Provided material start

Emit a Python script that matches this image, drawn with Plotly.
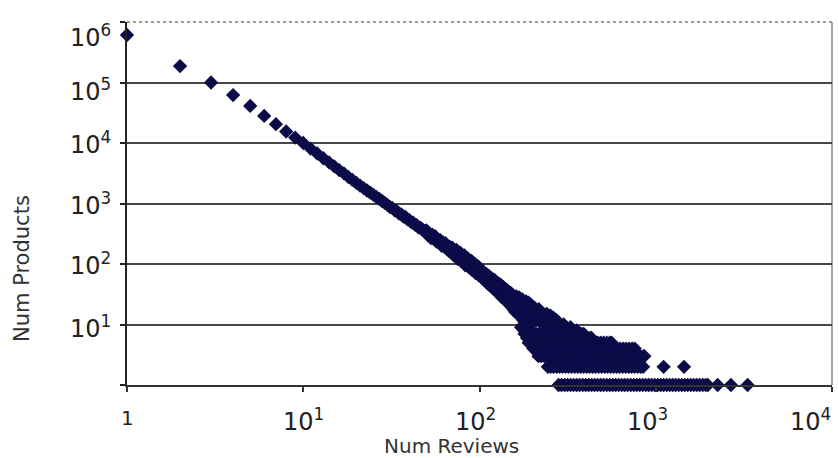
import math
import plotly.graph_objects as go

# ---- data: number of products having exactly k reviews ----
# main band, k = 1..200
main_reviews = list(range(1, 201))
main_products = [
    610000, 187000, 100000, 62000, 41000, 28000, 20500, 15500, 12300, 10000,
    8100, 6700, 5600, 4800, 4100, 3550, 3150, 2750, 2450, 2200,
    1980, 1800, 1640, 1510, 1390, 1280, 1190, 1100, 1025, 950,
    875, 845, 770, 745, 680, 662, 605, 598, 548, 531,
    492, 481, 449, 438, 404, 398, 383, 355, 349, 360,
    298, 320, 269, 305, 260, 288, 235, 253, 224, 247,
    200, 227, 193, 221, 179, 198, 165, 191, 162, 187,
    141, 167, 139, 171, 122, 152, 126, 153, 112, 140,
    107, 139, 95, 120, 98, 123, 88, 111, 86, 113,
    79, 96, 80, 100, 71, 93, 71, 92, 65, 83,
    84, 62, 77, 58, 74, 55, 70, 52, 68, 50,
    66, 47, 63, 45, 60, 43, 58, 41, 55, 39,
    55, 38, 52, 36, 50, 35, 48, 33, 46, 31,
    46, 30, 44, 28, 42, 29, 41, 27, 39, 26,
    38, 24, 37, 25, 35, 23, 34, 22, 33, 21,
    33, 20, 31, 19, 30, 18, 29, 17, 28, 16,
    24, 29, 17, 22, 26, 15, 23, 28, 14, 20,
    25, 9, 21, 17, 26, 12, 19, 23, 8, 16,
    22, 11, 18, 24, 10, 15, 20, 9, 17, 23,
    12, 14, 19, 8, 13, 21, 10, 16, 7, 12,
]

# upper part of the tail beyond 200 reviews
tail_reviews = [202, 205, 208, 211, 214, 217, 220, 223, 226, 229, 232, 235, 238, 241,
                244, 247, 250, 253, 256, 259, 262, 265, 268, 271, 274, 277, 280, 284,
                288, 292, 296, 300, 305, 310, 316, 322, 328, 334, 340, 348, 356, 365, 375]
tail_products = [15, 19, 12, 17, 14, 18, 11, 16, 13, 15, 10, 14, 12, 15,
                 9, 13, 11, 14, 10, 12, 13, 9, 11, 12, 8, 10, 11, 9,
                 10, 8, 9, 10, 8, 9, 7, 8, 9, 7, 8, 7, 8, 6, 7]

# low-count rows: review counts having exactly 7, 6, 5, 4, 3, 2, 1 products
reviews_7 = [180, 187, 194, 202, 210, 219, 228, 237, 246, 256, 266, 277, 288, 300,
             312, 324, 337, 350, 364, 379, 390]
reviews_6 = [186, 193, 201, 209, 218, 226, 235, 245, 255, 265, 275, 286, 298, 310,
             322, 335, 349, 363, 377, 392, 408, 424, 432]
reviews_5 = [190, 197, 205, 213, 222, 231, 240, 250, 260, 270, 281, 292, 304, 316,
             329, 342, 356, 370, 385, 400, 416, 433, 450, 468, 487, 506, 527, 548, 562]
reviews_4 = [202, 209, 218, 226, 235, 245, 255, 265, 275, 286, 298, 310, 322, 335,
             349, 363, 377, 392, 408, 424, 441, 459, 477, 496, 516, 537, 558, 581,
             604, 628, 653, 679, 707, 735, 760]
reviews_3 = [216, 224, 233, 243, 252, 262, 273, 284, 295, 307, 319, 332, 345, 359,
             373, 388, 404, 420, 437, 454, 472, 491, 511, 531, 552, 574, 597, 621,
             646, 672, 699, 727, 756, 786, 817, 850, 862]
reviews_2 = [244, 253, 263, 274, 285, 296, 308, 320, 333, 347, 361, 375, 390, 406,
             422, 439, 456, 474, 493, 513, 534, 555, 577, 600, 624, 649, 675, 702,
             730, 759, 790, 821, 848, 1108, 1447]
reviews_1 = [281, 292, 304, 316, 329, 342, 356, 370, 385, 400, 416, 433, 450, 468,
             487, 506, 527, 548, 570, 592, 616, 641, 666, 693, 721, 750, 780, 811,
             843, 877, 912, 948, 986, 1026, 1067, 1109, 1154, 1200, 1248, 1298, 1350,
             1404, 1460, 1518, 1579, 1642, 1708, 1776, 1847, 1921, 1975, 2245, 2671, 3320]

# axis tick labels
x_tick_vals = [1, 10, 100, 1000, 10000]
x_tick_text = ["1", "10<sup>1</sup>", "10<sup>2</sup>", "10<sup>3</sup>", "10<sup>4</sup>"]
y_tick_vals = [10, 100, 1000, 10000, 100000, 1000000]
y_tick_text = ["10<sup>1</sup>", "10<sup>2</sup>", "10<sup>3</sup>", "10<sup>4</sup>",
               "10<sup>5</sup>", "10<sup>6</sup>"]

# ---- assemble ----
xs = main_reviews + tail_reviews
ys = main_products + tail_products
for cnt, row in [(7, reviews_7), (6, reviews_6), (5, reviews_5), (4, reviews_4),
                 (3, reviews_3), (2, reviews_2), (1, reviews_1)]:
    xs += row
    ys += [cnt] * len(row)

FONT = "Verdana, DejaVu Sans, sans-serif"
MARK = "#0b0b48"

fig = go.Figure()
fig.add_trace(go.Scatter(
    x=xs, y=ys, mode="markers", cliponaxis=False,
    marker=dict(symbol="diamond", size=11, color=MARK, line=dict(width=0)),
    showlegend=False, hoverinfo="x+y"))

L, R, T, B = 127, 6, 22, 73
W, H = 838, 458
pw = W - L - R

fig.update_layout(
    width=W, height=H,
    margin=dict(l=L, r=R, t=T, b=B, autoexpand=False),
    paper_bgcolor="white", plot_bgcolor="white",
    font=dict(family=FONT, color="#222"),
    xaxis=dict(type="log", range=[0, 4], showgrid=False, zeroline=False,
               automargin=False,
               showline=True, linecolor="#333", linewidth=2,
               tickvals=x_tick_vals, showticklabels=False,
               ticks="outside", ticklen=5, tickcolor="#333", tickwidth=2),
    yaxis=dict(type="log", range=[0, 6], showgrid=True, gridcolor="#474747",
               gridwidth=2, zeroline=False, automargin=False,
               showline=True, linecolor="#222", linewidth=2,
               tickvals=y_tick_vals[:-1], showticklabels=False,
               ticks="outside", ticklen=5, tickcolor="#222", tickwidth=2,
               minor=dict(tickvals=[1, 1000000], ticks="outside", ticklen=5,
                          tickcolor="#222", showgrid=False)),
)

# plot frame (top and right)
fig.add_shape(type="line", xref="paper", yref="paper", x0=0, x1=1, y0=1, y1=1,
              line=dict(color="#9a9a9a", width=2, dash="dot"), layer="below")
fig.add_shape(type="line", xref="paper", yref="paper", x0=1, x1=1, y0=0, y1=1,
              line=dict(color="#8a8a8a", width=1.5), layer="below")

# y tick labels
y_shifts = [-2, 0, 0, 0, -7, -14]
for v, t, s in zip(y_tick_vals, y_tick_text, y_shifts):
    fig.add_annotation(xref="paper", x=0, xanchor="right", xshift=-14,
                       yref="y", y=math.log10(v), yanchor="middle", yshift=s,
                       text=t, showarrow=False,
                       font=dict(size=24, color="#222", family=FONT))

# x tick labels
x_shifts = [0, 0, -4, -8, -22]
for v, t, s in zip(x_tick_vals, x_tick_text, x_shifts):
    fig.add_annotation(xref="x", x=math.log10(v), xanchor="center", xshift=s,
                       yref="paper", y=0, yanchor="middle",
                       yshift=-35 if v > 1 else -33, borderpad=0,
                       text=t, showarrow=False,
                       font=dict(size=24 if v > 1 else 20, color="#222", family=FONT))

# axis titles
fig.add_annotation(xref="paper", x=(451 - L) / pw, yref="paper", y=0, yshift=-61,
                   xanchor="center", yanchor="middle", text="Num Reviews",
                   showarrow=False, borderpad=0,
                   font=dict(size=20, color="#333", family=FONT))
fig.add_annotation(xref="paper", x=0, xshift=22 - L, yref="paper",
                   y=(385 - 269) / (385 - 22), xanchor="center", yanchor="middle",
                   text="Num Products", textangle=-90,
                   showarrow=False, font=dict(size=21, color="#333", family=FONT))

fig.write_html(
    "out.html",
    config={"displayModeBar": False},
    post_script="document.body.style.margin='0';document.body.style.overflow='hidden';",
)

Provided material end
Provided material start

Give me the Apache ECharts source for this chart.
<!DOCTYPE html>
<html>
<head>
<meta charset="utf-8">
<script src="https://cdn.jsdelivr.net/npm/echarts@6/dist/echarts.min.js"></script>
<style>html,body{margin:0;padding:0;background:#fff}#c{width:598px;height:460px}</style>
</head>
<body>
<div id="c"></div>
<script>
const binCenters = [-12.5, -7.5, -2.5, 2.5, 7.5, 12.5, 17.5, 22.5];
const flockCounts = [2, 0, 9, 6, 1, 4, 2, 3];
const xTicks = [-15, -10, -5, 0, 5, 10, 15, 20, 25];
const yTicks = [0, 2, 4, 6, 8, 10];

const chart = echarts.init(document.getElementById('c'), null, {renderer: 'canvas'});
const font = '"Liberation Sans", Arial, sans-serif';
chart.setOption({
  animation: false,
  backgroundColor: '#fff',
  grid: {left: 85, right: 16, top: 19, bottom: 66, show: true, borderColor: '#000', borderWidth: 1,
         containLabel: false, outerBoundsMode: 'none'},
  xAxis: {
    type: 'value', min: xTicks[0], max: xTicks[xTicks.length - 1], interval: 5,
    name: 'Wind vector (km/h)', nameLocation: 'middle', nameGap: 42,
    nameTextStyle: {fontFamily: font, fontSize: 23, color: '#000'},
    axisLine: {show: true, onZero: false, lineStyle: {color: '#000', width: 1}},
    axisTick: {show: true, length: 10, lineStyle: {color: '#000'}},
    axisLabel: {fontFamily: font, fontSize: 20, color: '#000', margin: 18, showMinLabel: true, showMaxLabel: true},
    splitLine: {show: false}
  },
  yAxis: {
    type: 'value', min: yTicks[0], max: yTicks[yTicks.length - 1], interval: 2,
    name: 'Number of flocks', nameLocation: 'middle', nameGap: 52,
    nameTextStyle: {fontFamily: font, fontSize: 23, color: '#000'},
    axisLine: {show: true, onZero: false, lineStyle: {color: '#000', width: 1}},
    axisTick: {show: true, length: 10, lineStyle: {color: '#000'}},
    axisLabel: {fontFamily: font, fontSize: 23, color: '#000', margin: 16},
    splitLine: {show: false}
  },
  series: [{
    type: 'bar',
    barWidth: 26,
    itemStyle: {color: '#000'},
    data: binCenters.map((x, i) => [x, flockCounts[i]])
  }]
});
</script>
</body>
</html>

Provided material end

In the listing above, find the line containing "Emit a Python" and the line containing "import plotly.graph_objects as go", then write out both of them and every line between, exactly, with no pictures.

Emit a Python script that matches this image, drawn with Plotly.
import math
import plotly.graph_objects as go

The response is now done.